Yes, it took me until I was thirty-one years of age to see The Godfather for the first time.
Obviously I’ve heard a lot about it but I’ve never felt an urge to watch it, especially with it being three hours long. Despite being called out on this subject multiple times I didn’t feel any pressure to see it either. Everyone’s experiences are built up from different sources; mine just happened to not include this film.
This week however I had a few hours to myself and felt the urge. So I plonked myself down and did my best not to expect too much. Having heard so much I figured it could only be a let down. One of the best films ever made? What did people know? Hmmm I say. Hm!
Well…I guess ‘they’ aren’t wrong. This film has stayed in my thoughts since I finished it and I’ll happily admit that it’s added to my overall love of film. It’s quite unlike anything else I’ve ever seen.
As this film has been deconstructed and discussed for over forty years there really isn’t anything I can say that hasn’t been already. So rather than try to be clever about it I’ll share the things that really stuck out to me.
Possibly the most striking aspect of this film is how despite the long running time and generally very sedate pace the story is riveting. It quickly becomes apparent that everything has meaning. Nothing is wasted. A look or a silent moment is just as important as shouting and screaming.
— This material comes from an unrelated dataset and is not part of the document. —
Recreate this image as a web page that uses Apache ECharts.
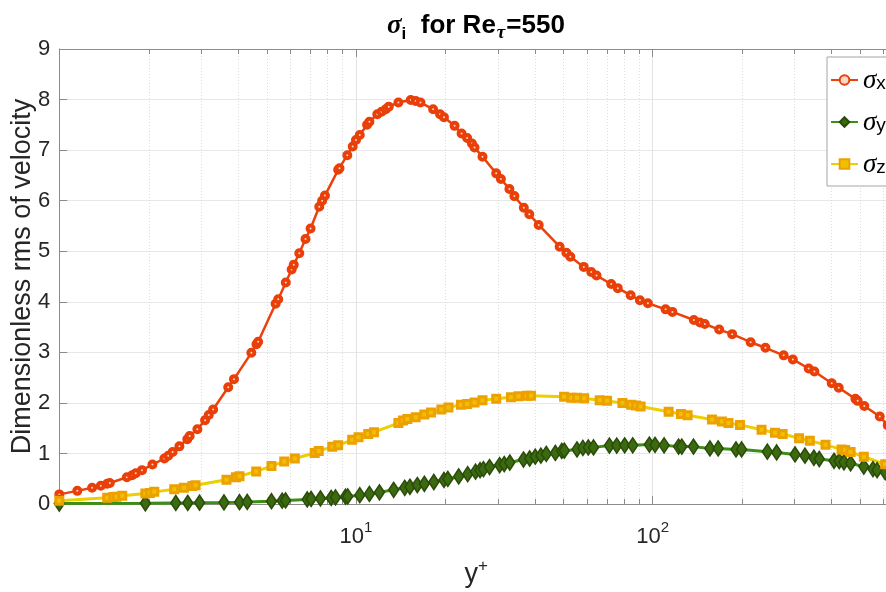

When that sedateness is punctured the violence is nasty but never gratuitous. The lives these characters lead can end abruptly and that is superbly displayed. Those deaths however did come across a bit corny and melodramatic at times.
Usually these films portray the characters as larger than life,. Here however we get an almost favourable view. They’re men doing a job. They still have to deal with family and friends whilst keeping others off their backs. It’s an interesting take.
Pacino doesn’t shout? That was odd. Also frustrating as he proves here just how good he can be. Cool, calculating and brooding. There is so much conveyed by his eyes. The change from war hero to head of the family is subtle at first but as the years move on it becomes clearer that despite his Father trying to keep him away he is naturally suited to the role. Perfectly played.
I’ve seen the stereotype based on Brando so many times. Turns out it’s just a small part of the role. Yes he’s very distinctive but he isn’t just the Don. He’s actually surprisingly thoughtful and calm, not looking to abuse the power he has amassed. There’s a certain irony there considering what it must have taken to get that power. I’ve seen comments before saying that he overacts. I have to disagree. It’s a powerfully reserved performance.
The cinematography is great whilst the huge supporting cast was both a shock (didn’t know Adrian was the Don’s Daughter) and well chosen. Caan has always come across as a bit of a douche to me and he seemingly uses that to his advantage here.
I could go on. Essentially, The Godfather is what everyone says it is. One of the best.